1. ITV Report

Giant lizard found in park days after a royal python seen in south London

A giant lizard measuring nearly 4ft was spotted roaming in a park in south London.

Credit: Blue Cross

The Blue tegu, measuring 46 inches from nose to tail, was found abandoned in Morden Hall Park.

The male reptile, thought to be between three and five years old, was chipped, and registered to a French company.

Credit: Blue Cross

Tegus are an omnivorous species which live in tropical rain forests and deserts of east and central South America and can run at high speed.
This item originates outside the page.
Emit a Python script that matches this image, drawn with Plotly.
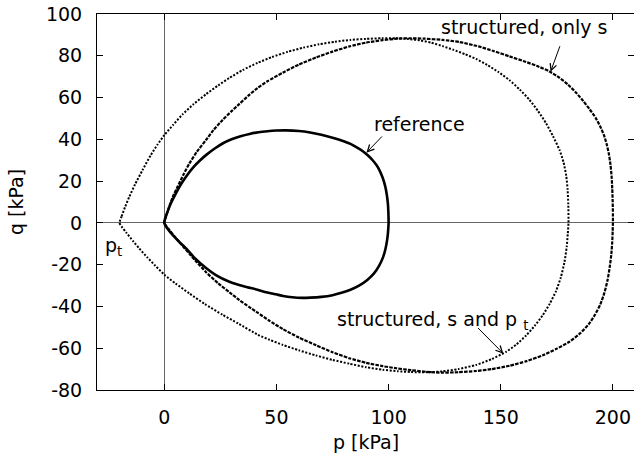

If threatened they can whip their tails to swipe at aggressors and can even charge and inflict a painful bite. They often use this method in territorial defence, with the mouth open and front legs held wide to look more threatening.

Credit: Blue Cross

Adult males are much larger than the females and can grow to lengths of nearly five feet.
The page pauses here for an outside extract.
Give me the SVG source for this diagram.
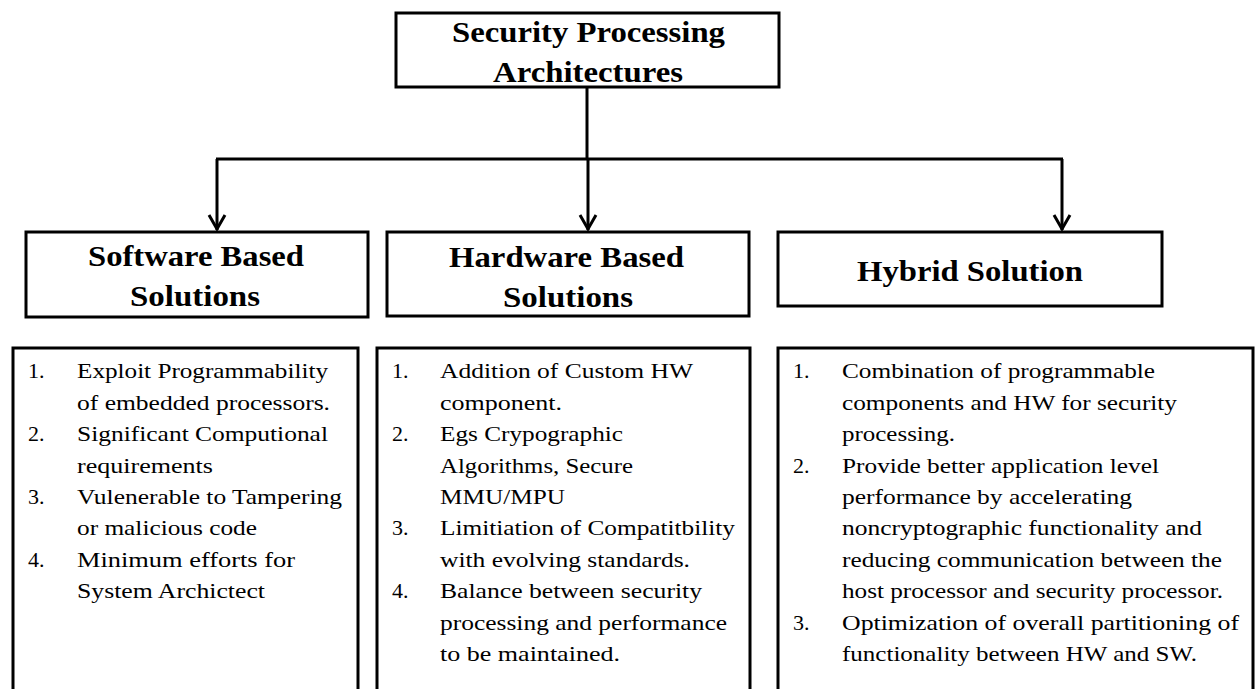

It's very rare that we get reptiles handed into us, we've certainly never seen anything as large as this. We were not sure what it was at first. It's the first tegu we've seen here at Merton. It's lucky to be alive given the recent bitterly cold weather.

We understand that people's circumstances can change and would always urge pet owners to reach out to their nearest animal charity for help if they are struggling with a pet rather than abandoning them to fend for themselves.
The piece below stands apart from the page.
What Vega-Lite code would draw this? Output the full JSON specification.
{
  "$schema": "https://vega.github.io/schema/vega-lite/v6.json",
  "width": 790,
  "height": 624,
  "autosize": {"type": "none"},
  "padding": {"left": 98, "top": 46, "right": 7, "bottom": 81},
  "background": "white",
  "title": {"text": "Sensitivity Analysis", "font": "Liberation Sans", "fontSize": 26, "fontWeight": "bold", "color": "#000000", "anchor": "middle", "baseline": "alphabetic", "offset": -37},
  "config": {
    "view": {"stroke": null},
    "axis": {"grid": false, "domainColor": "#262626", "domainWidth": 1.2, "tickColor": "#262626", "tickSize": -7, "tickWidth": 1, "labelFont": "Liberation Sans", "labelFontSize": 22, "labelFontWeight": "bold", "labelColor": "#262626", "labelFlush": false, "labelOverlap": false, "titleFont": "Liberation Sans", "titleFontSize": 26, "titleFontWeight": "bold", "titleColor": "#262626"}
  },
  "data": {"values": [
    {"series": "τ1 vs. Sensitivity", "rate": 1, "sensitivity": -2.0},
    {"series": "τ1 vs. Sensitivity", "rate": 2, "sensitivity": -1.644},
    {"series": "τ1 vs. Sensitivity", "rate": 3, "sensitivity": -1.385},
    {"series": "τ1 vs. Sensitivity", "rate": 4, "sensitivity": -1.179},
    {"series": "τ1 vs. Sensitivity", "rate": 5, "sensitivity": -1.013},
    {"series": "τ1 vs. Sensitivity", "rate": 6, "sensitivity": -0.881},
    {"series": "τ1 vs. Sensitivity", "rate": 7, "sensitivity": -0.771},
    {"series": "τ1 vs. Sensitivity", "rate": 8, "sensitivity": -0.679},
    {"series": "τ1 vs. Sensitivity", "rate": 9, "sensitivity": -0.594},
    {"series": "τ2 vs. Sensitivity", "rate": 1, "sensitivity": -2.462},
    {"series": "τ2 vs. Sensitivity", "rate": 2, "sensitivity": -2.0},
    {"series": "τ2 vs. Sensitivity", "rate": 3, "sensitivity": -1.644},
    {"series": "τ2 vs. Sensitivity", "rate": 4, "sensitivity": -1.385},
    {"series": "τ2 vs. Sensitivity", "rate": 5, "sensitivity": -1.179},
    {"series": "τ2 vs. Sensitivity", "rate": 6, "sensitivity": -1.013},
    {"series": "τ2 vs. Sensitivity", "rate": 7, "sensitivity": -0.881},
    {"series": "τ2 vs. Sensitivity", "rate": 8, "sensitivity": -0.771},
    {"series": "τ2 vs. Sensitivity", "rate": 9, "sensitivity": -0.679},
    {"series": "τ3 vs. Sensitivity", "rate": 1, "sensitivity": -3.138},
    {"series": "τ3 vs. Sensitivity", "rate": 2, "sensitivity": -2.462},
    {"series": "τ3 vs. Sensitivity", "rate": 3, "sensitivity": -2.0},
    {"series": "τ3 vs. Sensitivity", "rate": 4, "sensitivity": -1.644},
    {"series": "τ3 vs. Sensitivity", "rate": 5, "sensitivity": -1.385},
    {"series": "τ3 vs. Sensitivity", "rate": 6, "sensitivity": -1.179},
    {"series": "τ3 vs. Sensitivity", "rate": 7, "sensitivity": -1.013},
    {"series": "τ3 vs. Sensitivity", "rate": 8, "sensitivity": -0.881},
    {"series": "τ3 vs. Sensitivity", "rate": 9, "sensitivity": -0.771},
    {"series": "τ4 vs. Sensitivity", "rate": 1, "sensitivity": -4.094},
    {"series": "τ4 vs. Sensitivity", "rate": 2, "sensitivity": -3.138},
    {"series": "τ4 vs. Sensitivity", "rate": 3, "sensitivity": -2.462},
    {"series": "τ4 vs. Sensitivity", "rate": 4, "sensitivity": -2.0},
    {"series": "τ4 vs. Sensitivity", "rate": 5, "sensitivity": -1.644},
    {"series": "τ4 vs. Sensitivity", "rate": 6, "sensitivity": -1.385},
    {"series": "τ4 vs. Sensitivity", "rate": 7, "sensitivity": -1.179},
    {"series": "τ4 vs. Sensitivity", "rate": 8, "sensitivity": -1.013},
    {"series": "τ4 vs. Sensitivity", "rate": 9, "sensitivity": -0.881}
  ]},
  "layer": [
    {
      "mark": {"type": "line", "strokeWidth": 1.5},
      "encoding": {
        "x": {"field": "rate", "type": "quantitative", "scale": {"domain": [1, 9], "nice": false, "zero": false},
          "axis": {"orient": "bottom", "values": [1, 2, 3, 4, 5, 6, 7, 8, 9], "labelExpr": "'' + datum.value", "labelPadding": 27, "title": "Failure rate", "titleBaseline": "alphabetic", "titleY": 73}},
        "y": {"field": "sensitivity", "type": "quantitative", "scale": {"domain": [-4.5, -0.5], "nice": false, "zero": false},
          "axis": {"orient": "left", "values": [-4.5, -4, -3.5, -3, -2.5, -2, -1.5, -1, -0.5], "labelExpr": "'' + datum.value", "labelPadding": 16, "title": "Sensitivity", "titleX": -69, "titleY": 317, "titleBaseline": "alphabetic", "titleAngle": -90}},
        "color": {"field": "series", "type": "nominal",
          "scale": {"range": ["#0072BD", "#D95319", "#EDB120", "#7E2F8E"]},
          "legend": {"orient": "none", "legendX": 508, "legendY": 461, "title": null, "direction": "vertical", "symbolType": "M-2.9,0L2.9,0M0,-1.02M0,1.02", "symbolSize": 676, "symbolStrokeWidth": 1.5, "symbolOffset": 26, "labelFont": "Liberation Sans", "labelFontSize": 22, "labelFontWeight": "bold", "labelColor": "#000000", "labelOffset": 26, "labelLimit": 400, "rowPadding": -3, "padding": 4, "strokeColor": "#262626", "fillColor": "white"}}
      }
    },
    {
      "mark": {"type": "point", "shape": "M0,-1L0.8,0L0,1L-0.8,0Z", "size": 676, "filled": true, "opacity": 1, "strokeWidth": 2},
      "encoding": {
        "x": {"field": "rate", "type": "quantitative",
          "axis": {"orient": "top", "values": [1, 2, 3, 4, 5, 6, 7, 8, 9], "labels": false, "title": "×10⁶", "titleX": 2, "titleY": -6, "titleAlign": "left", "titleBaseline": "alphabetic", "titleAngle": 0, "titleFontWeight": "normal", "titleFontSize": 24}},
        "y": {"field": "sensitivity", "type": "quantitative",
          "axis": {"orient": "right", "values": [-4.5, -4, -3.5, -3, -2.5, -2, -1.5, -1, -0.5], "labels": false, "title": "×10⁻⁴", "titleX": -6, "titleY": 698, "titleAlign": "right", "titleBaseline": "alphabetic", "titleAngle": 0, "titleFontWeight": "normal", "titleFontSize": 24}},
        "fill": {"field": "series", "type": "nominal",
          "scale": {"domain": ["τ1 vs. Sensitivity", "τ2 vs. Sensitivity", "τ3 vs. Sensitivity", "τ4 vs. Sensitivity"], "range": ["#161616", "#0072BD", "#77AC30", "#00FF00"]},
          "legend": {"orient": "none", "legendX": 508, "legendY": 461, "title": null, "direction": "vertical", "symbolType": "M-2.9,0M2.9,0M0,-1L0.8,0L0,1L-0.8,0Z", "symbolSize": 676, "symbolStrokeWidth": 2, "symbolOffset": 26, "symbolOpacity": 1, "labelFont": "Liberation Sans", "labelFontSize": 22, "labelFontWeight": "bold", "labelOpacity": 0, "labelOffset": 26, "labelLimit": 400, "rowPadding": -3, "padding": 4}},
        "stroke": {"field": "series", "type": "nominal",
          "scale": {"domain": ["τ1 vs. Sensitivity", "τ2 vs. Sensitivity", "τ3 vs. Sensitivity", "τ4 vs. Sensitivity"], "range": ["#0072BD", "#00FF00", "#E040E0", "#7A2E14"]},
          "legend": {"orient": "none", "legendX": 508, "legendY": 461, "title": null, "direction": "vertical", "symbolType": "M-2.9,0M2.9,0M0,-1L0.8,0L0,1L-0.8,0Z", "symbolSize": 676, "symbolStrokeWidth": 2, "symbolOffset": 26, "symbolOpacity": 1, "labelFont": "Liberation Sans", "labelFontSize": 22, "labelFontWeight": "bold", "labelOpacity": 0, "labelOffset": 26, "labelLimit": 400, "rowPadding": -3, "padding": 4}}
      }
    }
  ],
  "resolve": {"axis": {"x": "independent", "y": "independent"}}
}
– Elise Smith, deputy nurse manager at Blue Cross Merton
Credit: Blue Cross

The Blue Cross Animal Charity generally treats cats, dogs, small animals such as rabbits and guinea pigs at their animal hospitals.

When other species and wildlife are brought in then the team will provide emergency care if needed but will then contact local organisations with more specialist expertise to take on the animal.

Luckily the tegu found a home with Harry Craft, a reptile expert who was recommended to Blue Cross by the exotics team at the Royal Veterinary College.

I'm currently treating the tegu with an injection as he has a respiratory infection. If left without treatment, the infection could have proved fatal but he is making a good recovery.

It's clear that he hasn't been fed the correct diet which has led to him being overweight.

Tegus, like any reptile, require expert care and if they are not handled regularly, they can show aggressive behaviour. If upset or stressed they will start to make a huffing sound before whipping their tail. A tegu can charge and inflict a painful and damaging bite, strong enough to take off a finger.

Exotic animals have extremely complex welfare needs which are very difficult, if not impossible, to meet in the home environment. For the inexperienced, it can be difficult to care for many of these animals in a domestic environment and as a result the animals' welfare can suffer and members of the public put at risk.

– Harry Craft, Student at Royal Veterinary College

Blue Cross advise people against getting exotic pets and have reissued their call on the Government to review exotic pet regulations.

A report carried out by the pet charity in 2016 found tens of thousands of exotic animals easily available online for sale.